Friday, July 29, 2005
I was saving this for halloween, but I just posted it to Illustration Friday - Ageing. This was part of the design work building up to Doris. (If you haven't met Doris, you can find her in the archives for 2005-05-08). The other thing about it is I did it after I made the Opus Anglicanum sample, because I wanted to extend the technique of split stitching faces.
It is a 3D plaque. It hangs on the back of the door in my sewing room.
Here it is in closeup.
Ageing. Click on photo for bigger image.
I used a piece of very pale coloured linen as the background. I transferred the design by tracing it through a piece of crystal organza and attaching that to the linen. All the embroidery is in knitting yarns using split stitch or satin stitch except for the eyebrows. The loose wisps of hair are threads withdrawn from the background fabric. The hat is cut from a felted wool scarf and is made in two pieces, crown and brim, joined together. The hat band is a kumihomo braid. I cut a piece of grey picture framers board to the outline shape and laced the embroidery on to it.
Not quite as beautiful as the work of the 13th Century ecclesiastical embroiderers!
Wednesday, July 27, 2005
This is how it was....
I plan to make a bag with it.
(Click on photos for bigger image)
Tuesday, July 26, 2005
Opus anglicanum sample
This is my version of traditional Opus Anglicanum work.
By the 13th century English ecclesiastical embroidery - Opus Anglicanum - was unrivalled in Europe. Embroidery was developing in the Church, at the same time as the associated work of illuminating manuscripts. The techniques employed in these embroideries were quite unique: couching in gold and silk for the grounds and representational figures worked in split stitch.

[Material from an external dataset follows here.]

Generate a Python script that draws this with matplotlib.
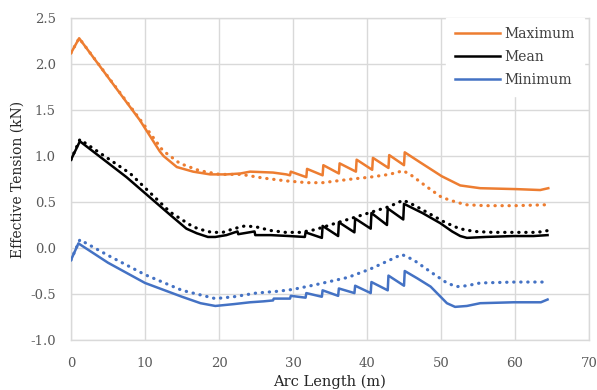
import numpy as np
import matplotlib
matplotlib.use('Agg')
import matplotlib.pyplot as plt

plt.rcParams['font.family'] = 'DejaVu Serif'
plt.rcParams['axes.unicode_minus'] = False

# Maximum
max_x = [0, 1.1, 9.3, 12.0, 12.5, 14.3, 16.5, 18.8, 21.0, 22.9, 24.2, 27.3, 29.1, 29.6, 29.7,
         31.8, 31.9, 34.0, 34.1, 36.2, 36.3, 38.5, 38.6, 40.7, 40.8, 42.9, 43.0, 45.0, 45.1,
         47.2, 50.1, 52.6, 55.3, 60.2, 63.4, 64.5]
max_y = [2.12, 2.28, 1.39, 1.05, 1.00, 0.88, 0.83, 0.80, 0.80, 0.81, 0.83, 0.82, 0.80, 0.79, 0.83,
         0.77, 0.86, 0.79, 0.90, 0.81, 0.92, 0.83, 0.96, 0.85, 0.98, 0.87, 1.01, 0.90, 1.04,
         0.93, 0.78, 0.68, 0.65, 0.64, 0.63, 0.65]
max_dot_x = [0, 1.1, 9.3, 12.4, 14.7, 17.4, 20.1, 23.0, 26.0, 29.0, 31.9, 34.0, 36.0, 38.0, 40.4,
             43.0, 44.9, 46.0, 48.0, 50.1, 52.0, 53.4, 56.0, 60.0, 64.3]
max_dot_y = [2.12, 2.28, 1.40, 1.06, 0.92, 0.84, 0.80, 0.80, 0.76, 0.73, 0.71, 0.71, 0.73, 0.75, 0.77,
             0.80, 0.84, 0.79, 0.67, 0.55, 0.50, 0.47, 0.46, 0.46, 0.47]

# Mean
mean_x = [0, 1.2, 7.5, 13.4, 15.6, 17.0, 18.5, 19.5, 21.0, 22.5, 22.6, 24.8, 24.9, 27.0, 29.5,
          31.6, 31.7, 33.9, 34.0, 36.1, 36.2, 38.3, 38.4, 40.5, 40.6, 42.7, 42.8, 44.9, 45.0,
          47.5, 49.9, 51.5, 52.6, 53.5, 56.0, 59.8, 62.5, 64.4]
mean_y = [0.96, 1.16, 0.77, 0.36, 0.21, 0.16, 0.12, 0.12, 0.14, 0.18, 0.15, 0.18, 0.14, 0.14, 0.13,
          0.12, 0.17, 0.11, 0.24, 0.13, 0.28, 0.17, 0.32, 0.21, 0.38, 0.25, 0.43, 0.31, 0.48,
          0.38, 0.27, 0.18, 0.13, 0.11, 0.12, 0.13, 0.13, 0.14]
mean_dot_x = [0, 1.2, 8.0, 13.4, 16.5, 17.6, 19.0, 20.5, 22.0, 23.5, 25.0, 27.0, 29.0, 31.0, 33.0,
              35.0, 37.0, 39.0, 41.0, 43.0, 44.9, 46.5, 48.5, 50.5, 52.5, 54.5, 57.0, 60.0, 63.0, 64.5]
mean_dot_y = [0.96, 1.18, 0.81, 0.39, 0.23, 0.20, 0.17, 0.17, 0.21, 0.24, 0.23, 0.19, 0.17, 0.17, 0.20,
              0.25, 0.30, 0.35, 0.40, 0.45, 0.52, 0.46, 0.37, 0.28, 0.21, 0.18, 0.17, 0.17, 0.17, 0.19]

# Minimum
min_x = [0, 1.0, 5.0, 10.0, 15.0, 17.5, 19.5, 22.0, 24.2, 26.0, 27.3, 27.4, 29.6, 29.7,
         31.7, 31.8, 33.9, 34.0, 36.1, 36.2, 38.3, 38.4, 40.5, 40.6, 42.8, 42.9, 45.0, 45.1,
         46.8, 48.6, 50.8, 51.9, 53.5, 55.3, 59.8, 63.5, 64.4]
min_y = [-0.13, 0.05, -0.16, -0.38, -0.53, -0.60, -0.63, -0.61, -0.59, -0.58, -0.57, -0.55, -0.55, -0.52,
         -0.54, -0.49, -0.53, -0.46, -0.52, -0.44, -0.49, -0.41, -0.49, -0.37, -0.46, -0.30, -0.41, -0.25,
         -0.33, -0.42, -0.60, -0.64, -0.63, -0.60, -0.59, -0.59, -0.56]
min_dot_x = [0, 1.2, 5.0, 10.0, 15.0, 19.5, 22.0, 25.0, 28.0, 30.0, 33.0, 37.4, 40.4, 43.1, 44.7,
             46.3, 48.6, 50.8, 52.1, 53.5, 55.3, 60.0, 63.9]
min_dot_y = [-0.13, 0.09, -0.08, -0.29, -0.46, -0.55, -0.53, -0.49, -0.47, -0.45, -0.40, -0.32, -0.23, -0.13, -0.07,
             -0.13, -0.26, -0.38, -0.42, -0.41, -0.38, -0.37, -0.37]

x_ticks = [0, 10, 20, 30, 40, 50, 60, 70]
y_ticks = [-1.0, -0.5, 0.0, 0.5, 1.0, 1.5, 2.0, 2.5]

ORANGE = '#ED7D31'
BLACK = '#000000'
BLUE = '#4472C4'
dots = (0, (0.1, 2.1))

fig = plt.figure(figsize=(5.97, 3.90), dpi=100)
ax = fig.add_axes([71 / 597, 1 - 340 / 390, 518 / 597, 322 / 390])

ax.plot(max_x, max_y, color=ORANGE, lw=1.8, label='Maximum', zorder=3)
ax.plot(mean_x, mean_y, color=BLACK, lw=1.8, label='Mean', zorder=3)
ax.plot(min_x, min_y, color=BLUE, lw=1.8, label='Minimum', zorder=3)
ax.plot(max_dot_x, max_dot_y, color=ORANGE, lw=2.3, linestyle=dots, dash_capstyle='round', zorder=3)
ax.plot(mean_dot_x, mean_dot_y, color=BLACK, lw=2.3, linestyle=dots, dash_capstyle='round', zorder=3)
ax.plot(min_dot_x, min_dot_y, color=BLUE, lw=2.3, linestyle=dots, dash_capstyle='round', zorder=3)

ax.set_xlim(0, 70)
ax.set_ylim(-1.0, 2.5)
ax.set_xticks(x_ticks)
ax.set_yticks(y_ticks)
ax.set_yticklabels(['%.1f' % v for v in y_ticks])
ax.tick_params(length=0, labelsize=9.5, labelcolor='#595959')
ax.tick_params(axis='x', pad=12)
ax.tick_params(axis='y', pad=11)
ax.grid(True, color='#D9D9D9', lw=1)
ax.set_axisbelow(True)
for s in ax.spines.values():
    s.set_color('#D9D9D9')
    s.set_linewidth(1)

ax.set_xlabel('Arc Length (m)', fontsize=10.5, color='#262626')
ax.set_ylabel('Effective Tension (kN)', fontsize=10, color='#262626')
ax.xaxis.set_label_coords(0.5, -35 / 322)
ax.yaxis.set_label_coords(-46 / 518, 0.5)

leg = ax.legend(loc='upper right', bbox_to_anchor=(1 - 5 / 518, 1),
                frameon=True, fontsize=10, handlelength=3.2,
                borderaxespad=0, borderpad=0.65, labelspacing=0.65, handletextpad=0.35)
leg.get_frame().set_facecolor('white')
leg.get_frame().set_edgecolor('white')
leg.get_frame().set_alpha(1)
leg.get_frame().set_boxstyle('square', pad=0)
for t in leg.get_texts():
    t.set_color('#404040')

fig.savefig('out.png', dpi=100)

I didn't try to replicate the method using gold and silk. I used a piece of natural linen. The gold work is underside couching in jap gold and the figure is split stitch in flower threads. The coloured circle is worked in split stitch in one strand of crewel wool. I traced the face on to a piece of crystal organza, tacked it to the linen and after I worked the embroidery I cut off the surplus. (13th c. embroiderers would have used silk gauze).
I unravelled the linen threads around the embroidery and applied it to another, coarser, piece of evenweave linen that I was using as a sampler, using one of the traditional methods of attaching a 'slip', by weaving the unravelled threads into the backing fabric.
The design was very loosely based on the pictures in the Book of Kells.
I tried it because I was interested in the traditional techniques, but I wouldn't do it again! We have easier ways to do these things now.
Closeup of Opus Anglicanum sample. Click on photo for bigger image.
On the right is a shot of the sampler. It is a collection of traditional sampler motifs in cross stitch, some traditional crewel embroidery and stumpwork motifs in wool and stranded cotton, and the Opus Anglicanum piece.
Friday, July 22, 2005
Here's a full length view of the apron. It is cut from one piece of canvas. I simplified and traced the original design and transferred it to the fabric using an iron on transfer pencil. It is painted with watercolour dyes and iron fixed. The outlining is stem stitch using stranded cottons. The fruit slices and the glass of lemonade are appliques cut out of those ever useful washing up cloths. I thought it looked too plain, so I added some bias binding stripes at the bottom. The ties are just plain old cotton tape.
This is a close up view.
(click on photos for bigger image)
First I printed crystal organza by stamping an all over pattern of squares with a rubber stamp and red fabric paint. Laid it over canvas. The motifs are cut from a dyed wool blanket and embellished with a piece of frayed shot silk and stitched on. Half cross stitch in cotton perle.
(click on photos for bigger image)
Monday, July 18, 2005
Sunday, July 17, 2005
Closeup of clover box lid. Click on photo for bigger image.
I did the needleweaving around a very large darning needle, but next time I shall try Chloe's safety pin method, much safer on the fingers!
Instructions are in her 2005-07-01 archives at:
Tuesday, July 12, 2005
Monday, July 11, 2005
Above right, view of sample. The background is made up of pieces of melted pink and yellow plastic tablecloth, orange cellophane 'bubbled up' under the iron and shot pink/gold fabric all stitched to an orange dishcloth. The applied motifs are cut from a yellow dishcloth and embellished with beads and squares of frayed fabric. Above right, closeup view.
Tuesday, July 05, 2005
and here's another, its called 'Women's Wear:
and controversially, how about this, entitled Threadbare: Doesn't anyone sew anymore?
I couldn't find a bigger picture, but its so cool!
Friday, July 01, 2005
A slightly altered version of the original pattern.
The background is woven strips of gift wrap and space dyed muslin bonded to iron-on interfacing. The applied motifs are cut from dishcloths or dyed nappy liners. The nappy liners were dyed by marbling with ink and oil paint.